I'm surprized you can breathe out of the scum water you live in.. etc....



Good luck

Kalyke
06-06-2008, 05:15 PM
I think you lose your voice when you try to write like another writer. I think many writers have been "guilty" of falling in love with a writer or style that was not their own and "copying" it. When you start writing and say you want to write just like (for example) Steven King, and pretty much learn the style to the point where you have no style of your own. (Voice is everything in writing that makes your work, your work-- I know it is not only "style."

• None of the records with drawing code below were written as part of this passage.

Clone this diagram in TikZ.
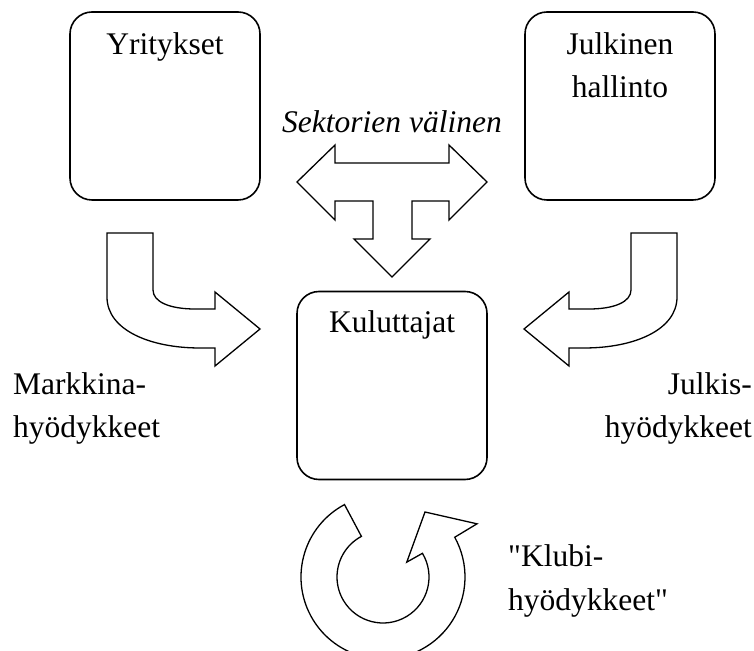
\documentclass[tikz,border=0pt]{standalone}
\usepackage{fontspec}
\setmainfont{Liberation Serif}[Ligatures=TeXOff]
\usetikzlibrary{calc}
\begin{document}
\begin{tikzpicture}[x=1pt,y=1pt,
  box/.style={draw, line width=1.6pt, rounded corners=22pt, minimum width=190pt, minimum height=188pt, inner sep=0pt},
  lbl/.style={inner sep=0pt, font=\fontsize{31.5}{43}\selectfont},
  blk/.style={draw, line width=1.3pt, line join=miter, fill=white}]
\useasboundingbox (0,0) rectangle (754,650);
% boxes
\node[box] (yr) at (165,544) {};
\node[box] (jh) at (620,544) {};
\node[box] (ku) at (392,264.5) {};
\node[lbl, anchor=base] (yrt) at (165,595) {Yritykset};
\node[lbl, anchor=base, align=center] (jht) at (620,552) {Julkinen\\hallinto};
\node[lbl, anchor=base] (kut) at (392,317) {Kuluttajat};
\node[lbl, anchor=base, font=\fontsize{31.5}{43}\selectfont\itshape] (sek) at (392,517) {Sektorien välinen};
\node[lbl, anchor=base west, align=left] (mk) at (13,212) {Markkina-\\hyödykkeet};
\node[lbl, anchor=base east, align=right] (jk) at (752,212) {Julkis-\\hyödykkeet};
\node[lbl, anchor=base west, align=left] (kl) at (508,40) {"Klubi-\\hyödykkeet"};
% T-shaped block arrow
\draw[blk] (297,468) -- (335,505) -- (335,487) -- (449,487) -- (449,505) -- (487,468)
  -- (449,430) -- (449,449) -- (412,449) -- (412,411) -- (430,411) -- (392,373)
  -- (354,411) -- (373,411) -- (373,449) -- (335,449) -- (335,430) -- cycle;
% left bent arrow
\draw[blk] (107,417) -- (153,417) -- (153,360) .. controls (153,348) and (170,341) .. (195,341)
  -- (215,341) -- (215,358) -- (260,321) -- (215,284) -- (215,302) -- (200,302)
  .. controls (150,302) and (107,320) .. (107,353) -- cycle;
% right bent arrow
\draw[blk] (677,417) -- (631,417) -- (631,360) .. controls (631,348) and (614,341) .. (589,341)
  -- (569,341) -- (569,358) -- (524,321) -- (569,284) -- (569,302) -- (584,302)
  .. controls (634,302) and (677,320) .. (677,353) -- cycle;
% circular arrow
\coordinate (cc) at (383,73);
\draw[blk] ($(cc)+(118:82)$) arc[start angle=118, end angle=389, radius=82]
  -- ($(cc)+(29.5:108)$) -- ($(cc)+(42,65)$) -- ($(cc)+(32:28)$) -- ($(cc)+(31:46)$)
  arc[start angle=31, end angle=-242, radius=46] -- cycle;
\end{tikzpicture}
\end{document}
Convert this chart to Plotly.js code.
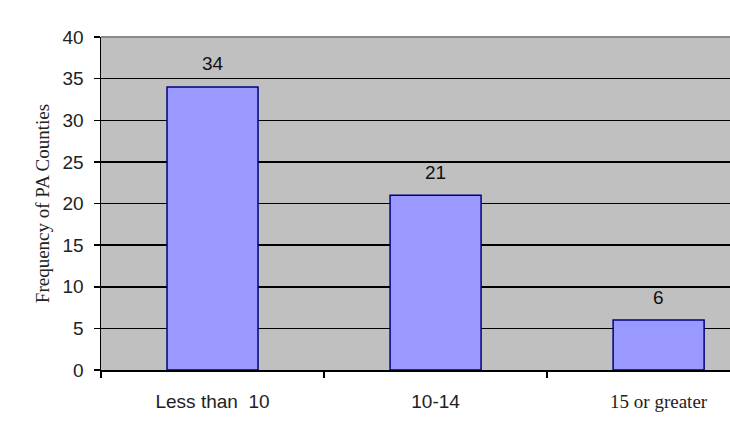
<!DOCTYPE html>
<html>
<head>
<meta charset="utf-8">
<script src="https://cdn.plot.ly/plotly-3.0.1.min.js"></script>
<style>
html,body{margin:0;padding:0;background:#fff;}
#chart{width:730px;height:433px;}
</style>
</head>
<body>
<div id="chart"></div>
<script>
const categories = ["Less than 10", "10-14", "15 or greater"];
const tickLabels = [
  "Less than  10",
  "10-14",
  "<span style=\"font-family:'Liberation Serif','Times New Roman',serif\">15 or greater</span>"
];
const frequencies = [34, 21, 6];
const yTicks = [0, 5, 10, 15, 20, 25, 30, 35, 40];

const trace = {
  type: "bar",
  x: categories,
  y: frequencies,
  marker: {color: "#9999ff", line: {color: "#000080", width: 1.5}},
  hoverinfo: "skip"
};

const annotations = categories.map((c, i) => ({
  x: c, y: frequencies[i], xref: "x", yref: "y",
  text: String(frequencies[i]), showarrow: false,
  yanchor: "middle", yshift: 23,
  font: {family: "Liberation Sans, Arial, sans-serif", size: 19, color: "#111"}
}));

const layout = {
  width: 730, height: 433,
  margin: {l: 101, r: 0, t: 37, b: 63, pad: 0},
  paper_bgcolor: "#ffffff",
  plot_bgcolor: "#c0c0c0",
  showlegend: false,
  bargap: 0.592,
  xaxis: {
    type: "category",
    range: [-0.5, 2.32],
    tickmode: "array",
    tickvals: categories,
    ticktext: tickLabels,
    tickson: "boundaries",
    ticks: "outside", ticklen: 6, tickcolor: "#000", tickwidth: 1.5,
    showline: true, linecolor: "#000", linewidth: 1.5,
    showgrid: false, zeroline: false,
    ticklabelstandoff: 14,
    tickfont: {family: "Liberation Sans, Arial, sans-serif", size: 19, color: "#222"}
  },
  yaxis: {
    range: [0, 40],
    tickmode: "array",
    tickvals: yTicks,
    ticktext: yTicks.map(String),
    ticks: "outside", ticklen: 6, tickcolor: "#000", tickwidth: 1.5,
    showline: true, linecolor: "#000", linewidth: 1.5,
    showgrid: true, gridcolor: "#000", gridwidth: 1.5,
    zeroline: false,
    ticklabelstandoff: 6,
    tickfont: {family: "Liberation Sans, Arial, sans-serif", size: 19, color: "#222"},
    title: {
      text: "Frequency of PA Counties",
      font: {family: "Liberation Serif, Times New Roman, serif", size: 19, color: "#222"},
      standoff: 8
    }
  },
  shapes: [{
    type: "line", xref: "paper", yref: "paper",
    x0: 0, x1: 1, y0: 1, y1: 1,
    line: {color: "#8a8a8a", width: 2}, layer: "above"
  }],
  annotations: annotations
};

Plotly.newPlot("chart", [trace], layout, {displayModeBar: false, staticPlot: true});
</script>
</body>
</html>
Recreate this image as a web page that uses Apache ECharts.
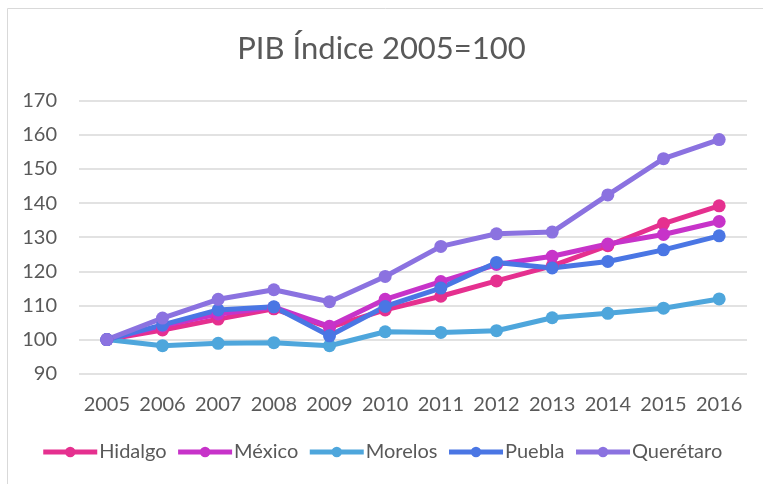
<!DOCTYPE html>
<html>
<head>
<meta charset="utf-8">
<script src="https://cdn.jsdelivr.net/npm/echarts@6/dist/echarts.min.js"></script>
<style>
html,body{margin:0;padding:0;background:#fff}
#main{width:763px;height:484px}
</style>
</head>
<body>
<div id="main"></div>
<script>
var years = ['2005','2006','2007','2008','2009','2010','2011','2012','2013','2014','2015','2016'];
var hidalgo   = [100, 102.8, 106.0, 109.0, 103.6, 108.7, 112.7, 117.2, 121.6, 127.5, 134.0, 139.2];
var mexico    = [100, 104.0, 107.5, 109.5, 103.9, 111.8, 117.0, 122.0, 124.4, 128.0, 130.8, 134.6];
var morelos   = [100, 98.2, 98.9, 99.1, 98.2, 102.3, 102.1, 102.6, 106.4, 107.7, 109.2, 111.9];
var puebla    = [100, 104.3, 108.7, 109.6, 101.1, 109.7, 115.1, 122.6, 121.0, 122.9, 126.3, 130.4];
var queretaro = [100, 106.3, 111.8, 114.6, 111.1, 118.5, 127.3, 131.0, 131.5, 142.4, 153.0, 158.6];

var names  = ['Hidalgo','México','Morelos','Puebla','Querétaro'];
var colors = ['#E5308F','#C733C9','#4EA6DC','#4A76E4','#8B72E0'];
var values = [hidalgo, mexico, morelos, puebla, queretaro];

var chart = echarts.init(document.getElementById('main'));
var font = 'Lato, "Open Sans", sans-serif';

var series = [];
names.forEach(function(n, i){
    series.push({
        name: n,
        type: 'line',
        data: values[i],
        symbol: 'circle',
        symbolSize: 13,
        lineStyle: {width: 5, color: colors[i]},
        itemStyle: {color: colors[i]},
        emphasis: {disabled: true}
    });
});

chart.setOption({
    animation: false,
    color: colors,
    title: {
        text: 'PIB Índice 2005=100',
        left: 'center',
        top: 28,
        textStyle: {fontFamily: font, fontSize: 31, fontWeight: 'normal', color: '#595959'}
    },
    graphic: [{
        type: 'rect',
        shape: {x: 7.5, y: 8.5, width: 800, height: 600},
        style: {fill: 'none', stroke: '#d9d9d9', lineWidth: 1}
    }],
    legend: {
        bottom: 17,
        left: 'center',
        itemWidth: 54,
        itemHeight: 13,
        itemGap: 9,
        data: names,
        lineStyle: {width: 5},
        textStyle: {fontFamily: font, fontSize: 20, color: '#595959', padding: [0,0,0,-3]}
    },
    grid: {left: 79, right: 16, top: 100.7, bottom: 110.3},
    xAxis: {
        type: 'category',
        data: years,
        boundaryGap: true,
        axisLine: {show: false},
        axisTick: {show: false},
        axisLabel: {interval: 0, fontFamily: font, fontSize: 20, color: '#595959', margin: 21}
    },
    yAxis: {
        type: 'value',
        min: 90,
        max: 170,
        interval: 10,
        axisLine: {show: false},
        axisTick: {show: false},
        splitLine: {lineStyle: {color: '#d9d9d9', width: 1.5}},
        axisLabel: {fontFamily: font, fontSize: 20, color: '#595959', margin: 22}
    },
    series: series
});
</script>
</body>
</html>
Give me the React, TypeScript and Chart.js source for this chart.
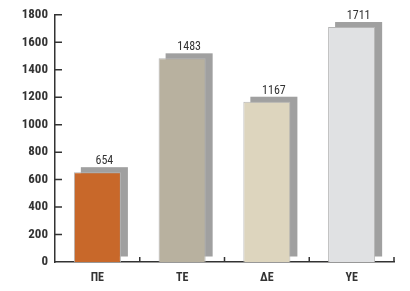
import React, { useEffect, useRef } from "react";
import { Chart, registerables } from "chart.js";

Chart.register(...registerables);

const categories = ["ΠΕ", "ΤΕ", "ΔΕ", "ΥΕ"];
const values = [654, 1483, 1167, 1711];
const barColors = ["#C8682A", "#B8B19F", "#DDD5BE", "#E0E1E3"];
const yTicks = [0, 200, 400, 600, 800, 1000, 1200, 1400, 1600, 1800];

const FONT = "'Roboto Condensed', 'DejaVu Sans Condensed', sans-serif";
const SHADOW_DX = 7;
const SHADOW_DY = -5;

const shadowPlugin = {
  id: "shadowPlugin",
  beforeDatasetsDraw(chart: any) {
    const ctx = chart.ctx;
    const meta = chart.getDatasetMeta(0);
    ctx.save();
    ctx.fillStyle = "#A0A0A0";
    meta.data.forEach((el: any) => {
      const { x, y, base, width } = el.getProps(["x", "y", "base", "width"], true);
      const left = x - width / 2 + SHADOW_DX;
      const top = y + SHADOW_DY;
      const bottom = base - 5.5;
      ctx.fillRect(left, top, width, bottom - top);
    });
    ctx.restore();
  },
  afterDatasetsDraw(chart: any) {
    const ctx = chart.ctx;
    const meta = chart.getDatasetMeta(0);
    ctx.save();
    ctx.fillStyle = "#333333";
    ctx.font = "12px " + FONT;
    ctx.textAlign = "center";
    ctx.textBaseline = "alphabetic";
    meta.data.forEach((el: any, i: number) => {
      const { x, y } = el.getProps(["x", "y"], true);
      ctx.fillText(String(values[i]), x + SHADOW_DX, y + SHADOW_DY - 3);
    });
    ctx.restore();
  },
  afterDraw(chart: any) {
    const ctx = chart.ctx;
    const ys = chart.scales.y;
    const xs = chart.scales.x;
    const area = chart.chartArea;
    ctx.save();
    ctx.strokeStyle = "#333333";
    ctx.lineWidth = 1.5;
    ctx.beginPath();
    yTicks.forEach((v) => {
      const py = ys.getPixelForValue(v);
      if (v === 0) return;
      ctx.moveTo(area.left, py);
      ctx.lineTo(area.left + 7, py);
    });
    for (let i = 0; i < categories.length; i++) {
      const px =
        i < categories.length - 1
          ? (xs.getPixelForValue(i) + xs.getPixelForValue(i + 1)) / 2
          : area.right;
      ctx.moveTo(px, area.bottom);
      ctx.lineTo(px, area.bottom - 5);
    }
    ctx.stroke();
    ctx.restore();
  },
};

export default function App() {
  const ref = useRef<HTMLCanvasElement>(null);
  useEffect(() => {
    document.body.style.margin = "0";
    const chart = new Chart(ref.current!, {
      type: "bar",
      data: {
        labels: categories,
        datasets: [
          {
            data: values,
            backgroundColor: barColors,
            borderColor: "#B5B5B5",
            borderWidth: 1,
            barPercentage: 0.555,
            categoryPercentage: 1,
          },
        ],
      },
      options: {
        animation: false,
        responsive: false,
        events: [],
        layout: { padding: { top: 10, right: 16, left: 0, bottom: 0 } },
        plugins: { legend: { display: false }, tooltip: { enabled: false } },
        scales: {
          x: {
            grid: { display: false, drawTicks: false },
            border: { display: true, color: "#333333", width: 1.5 },
            ticks: {
              color: "#333333",
              font: { family: FONT, size: 12, weight: "bold" },
              padding: 9,
            },
            afterFit(scale: any) {
              scale.height = 29;
            },
          },
          y: {
            min: 0,
            max: 1800,
            afterBuildTicks(scale: any) {
              scale.ticks = yTicks.map((v) => ({ value: v }));
            },
            grid: { display: false, drawTicks: false },
            border: { display: true, color: "#333333", width: 1.5 },
            ticks: {
              color: "#333333",
              font: { family: FONT, size: 13, weight: "bold" },
              padding: 7,
              callback: (v: any) => String(v),
            },
            afterFit(scale: any) {
              scale.width = 55;
            },
          },
        },
      },
      plugins: [shadowPlugin],
    });
    return () => chart.destroy();
  }, []);
  return (
    <div style={{ width: 410, height: 291 }}>
      <canvas ref={ref} width={410} height={291} style={{ display: "block" }} />
    </div>
  );
}
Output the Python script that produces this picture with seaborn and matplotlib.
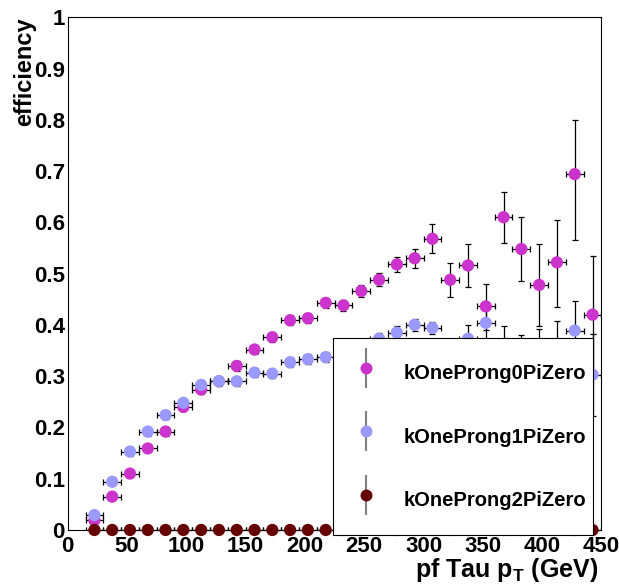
import numpy as np
import pandas as pd
import matplotlib
matplotlib.use('Agg')
import matplotlib.pyplot as plt
import seaborn as sns
from matplotlib.container import ErrorbarContainer
from matplotlib.legend_handler import HandlerErrorbar
from matplotlib.lines import Line2D
from matplotlib.collections import LineCollection
from matplotlib.ticker import MultipleLocator, FormatStrFormatter

# bin centres of pf tau pT (GeV), bins are 15 GeV wide
pt = [22.5, 37.5, 52.5, 67.5, 82.5, 97.5, 112.5, 127.5, 142.5, 157.5,
      172.5, 187.5, 202.5, 217.5, 232.5, 247.5, 262.5, 277.5, 292.5, 307.5,
      322.5, 337.5, 352.5, 367.5, 382.5, 397.5, 412.5, 427.5, 442.5]
pt_halfwidth = 7.5

# kOneProng0PiZero
eff0 = [0.019, 0.065, 0.110, 0.159, 0.192, 0.240, 0.274, 0.290, 0.320, 0.352,
        0.376, 0.409, 0.413, 0.443, 0.438, 0.466, 0.488, 0.518, 0.530, 0.568,
        0.488, 0.516, 0.436, 0.610, 0.548, 0.478, 0.522, 0.694, 0.420]
err0_lo = [0.005, 0.006, 0.007, 0.007, 0.008, 0.008, 0.008, 0.008, 0.009, 0.009,
           0.009, 0.010, 0.010, 0.010, 0.011, 0.012, 0.013, 0.014, 0.019, 0.028,
           0.033, 0.042, 0.045, 0.050, 0.062, 0.081, 0.087, 0.128, 0.120]
err0_hi = [0.005, 0.006, 0.007, 0.007, 0.008, 0.008, 0.008, 0.008, 0.009, 0.009,
           0.009, 0.010, 0.010, 0.010, 0.011, 0.012, 0.013, 0.014, 0.019, 0.028,
           0.033, 0.042, 0.043, 0.050, 0.062, 0.079, 0.083, 0.106, 0.115]

# kOneProng1PiZero
eff1 = [0.029, 0.094, 0.153, 0.192, 0.224, 0.248, 0.283, 0.290, 0.290, 0.307,
        0.305, 0.327, 0.333, 0.337, 0.345, 0.355, 0.373, 0.385, 0.400, 0.394,
        0.345, 0.373, 0.404, 0.350, 0.330, 0.340, 0.350, 0.389, 0.303]
err1 = [0.006, 0.007, 0.008, 0.008, 0.008, 0.008, 0.009, 0.009, 0.009, 0.009,
        0.009, 0.010, 0.010, 0.010, 0.011, 0.011, 0.012, 0.012, 0.011, 0.012,
        0.025, 0.027, 0.035, 0.048, 0.051, 0.052, 0.058, 0.057, 0.080]

# kOneProng2PiZero
eff2 = [0.0] * len(pt)
err2 = [0.0] * len(pt)

names = ['kOneProng0PiZero', 'kOneProng1PiZero', 'kOneProng2PiZero']
colors = ['#cc33cc', '#9999ff', '#660000']

sns.set_theme(style='white')
plt.rcParams['font.family'] = ['Liberation Sans', 'DejaVu Sans']
plt.rcParams['font.weight'] = 'bold'
plt.rcParams['mathtext.fontset'] = 'custom'
plt.rcParams['mathtext.rm'] = 'Liberation Sans:bold'
plt.rcParams['mathtext.bf'] = 'Liberation Sans:bold'
for key in ['text.color', 'axes.labelcolor', 'xtick.color', 'ytick.color']:
    plt.rcParams[key] = 'black'

df = pd.DataFrame({
    'pt': pt * 3,
    'eff': eff0 + eff1 + eff2,
    'decay': [names[0]] * len(pt) + [names[1]] * len(pt) + [names[2]] * len(pt),
})

fig = plt.figure(figsize=(6.19, 5.86), dpi=100)
ax = fig.add_axes([0.1094, 0.0956, 0.8622, 0.8749])

# error bars first, markers on top
yerrs = [[err0_lo, err0_hi], [err1, err1], [err2, err2]]
for name, yerr in zip(names, yerrs):
    sub = df[df['decay'] == name]
    ax.errorbar(sub['pt'], sub['eff'], xerr=pt_halfwidth, yerr=yerr, fmt='none',
                ecolor='black', elinewidth=0.9, capsize=2.2, capthick=0.9, zorder=2)

sns.scatterplot(data=df, x='pt', y='eff', hue='decay', palette=colors,
                s=78, linewidth=0, legend=False, ax=ax, zorder=3)
for c in ax.collections:
    c.set_clip_on(False)

ax.set_xlim(0, 450)
ax.set_ylim(0, 1)
ax.xaxis.set_major_locator(MultipleLocator(50))
ax.xaxis.set_minor_locator(MultipleLocator(10))
ax.yaxis.set_major_locator(MultipleLocator(0.1))
ax.yaxis.set_minor_locator(MultipleLocator(0.02))
ax.yaxis.set_major_formatter(FormatStrFormatter('%g'))
ax.tick_params(axis='both', which='both', direction='in', top=False, right=False,
               labelsize=16, width=0.8, color='black', labelcolor='black')
ax.tick_params(axis='both', which='major', length=12)
ax.tick_params(axis='both', which='minor', length=6)
ax.tick_params(axis='y', pad=2)
ax.tick_params(axis='x', pad=4)
for lab in ax.get_xticklabels() + ax.get_yticklabels():
    lab.set_fontweight('bold')
for sp in ax.spines.values():
    sp.set_color('black')
    sp.set_linewidth(0.8)

ax.set_xlabel(r'pf Tau p$_{\mathrm{T}}$ (GeV)', fontsize=18, fontweight='bold', ha='right')
ax.xaxis.set_label_coords(0.995, -0.05)
ax.xaxis.label.set_va('top')
ax.set_ylabel('efficiency', fontsize=17, fontweight='bold', ha='right')
ax.yaxis.set_label_coords(-0.06, 1.0)

# legend: marker with a grey vertical bar, like the ROOT TLegend
handles = []
for color in colors:
    mline = Line2D([], [], marker='o', ls='none', color=color, markersize=8.6,
                   markeredgewidth=0)
    bars = LineCollection([], colors='gray', linewidths=1.5)
    handles.append(ErrorbarContainer((mline, (), (bars,)), has_xerr=False, has_yerr=True))
leg = ax.legend(handles, names, loc='upper left', bbox_to_anchor=(0.497, 0.3745, 0.487, 0.0),
                mode='expand', prop={'weight': 'bold', 'size': 14.5},
                frameon=True, fancybox=False, framealpha=1, edgecolor='black',
                borderpad=0.9, handlelength=1.5, handleheight=2.2, labelspacing=1.48,
                handletextpad=1.1, borderaxespad=0,
                handler_map={ErrorbarContainer: HandlerErrorbar(yerr_size=1.0)})
leg.get_frame().set_linewidth(0.8)
leg.set_zorder(10)

fig.savefig('out.png', dpi=100)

Editing everything slightly personal or unique to your writing will also kill your voice. Editing mavens and school teachers who are so restrictive about what makes good writing often are simply trying to funnel everyone into a homogeneous style, and squeeze out every drop of creativity and personality. People who try to scare you into getting rid of all adjectives, or only writing three sentences per paragraph or something like that when it is not something you do naturally are very good at "killing voices." One reason I don't really like genre fiction is that each of those authors have been dictated to about how to write in such a way that you are more an employee of the publishing company (unpaid of course) than your own author. It's easier to all write like Dean Koontz or Dan Brown and get paid than write like (insert your name) and remain a wanna-be. Of course, genre fiction was always writing for money rather than writing a story using your own skills.

Virector
06-07-2008, 04:19 AM
I listen to music- I just grab my mp3 player, set it to shuffle and I just listen. This has an incredible effect on my imagination and helps me find my voice everytime!

wrinkles
06-07-2008, 06:24 AM
Editing mavens and school teachers who are so restrictive about what makes good writing often are simply trying to funnel everyone into a homogeneous style, and squeeze out every drop of creativity and personality. People who try to scare you into getting rid of all adjectives, or only writing three sentences per paragraph or something like that when it is not something you do naturally are very good at "killing voices." One reason I don't really like genre fiction is that each of those authors have been dictated to about how to write in such a way that you are more an employee of the publishing company (unpaid of course) than your own author. It's easier to all write like Dean Koontz or Dan Brown and get paid than write like (insert your name) and remain a wanna-be. Of course, genre fiction was always writing for money rather than writing a story using your own skills.

You truly make some bizarre statements.